On Jul 28, 2010, at 11:25 AM, Perry E. Metzger wrote:

> On Wed, 28 Jul 2010 11:20:52 -0500 Nicolas Williams
> <nicolas.willi...@oracle.com> wrote:
>> On Wed, Jul 28, 2010 at 12:18:56PM -0400, Perry E. Metzger wrote:
>>> Again, I understand that in a technological sense, in an ideal
>>> world, they would be equivalent. However, the big difference,
>>> again, is that you can't run Kerberos with no KDC, but you can
>>> run a PKI without an OCSP server. The KDC is impossible to leave
>>> out of the system. That is a really nice technological feature.
>> 
>> Whether PKI can run w/o OCSP is up to the relying parties.  Today,
>> because OCSP is an afterthought, they have little choice.
> 
> My mother relies on many certificates. Can she make a decision on
> whether or not her browser uses OCSP for all its transactions?

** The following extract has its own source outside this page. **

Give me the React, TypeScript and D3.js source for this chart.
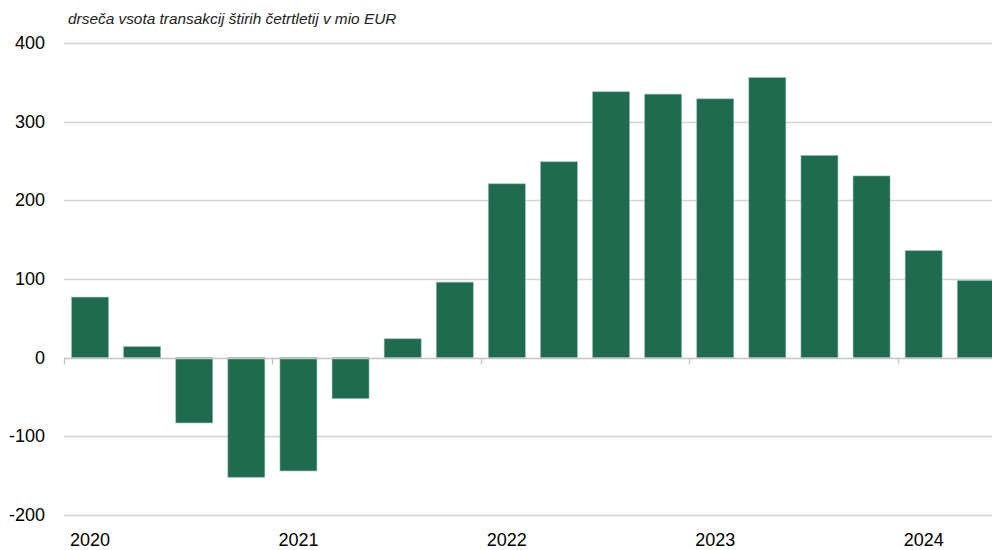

That might depend.  I tell Firefox to use OCSP if a responder is referenced in 
the certificate, and I check that little checkbox that says "When an OCSP 
connection fails, treat the certificate as invalid."

True, if you don't have that checkbox marked, then Firefox will take a failed 
OCSP check attempt (connection refused, socket timeout, etc) as a success.  
What it ought to do is try the CRL(s) listed in the certificate too, and if 
both don't work then it really ought to error.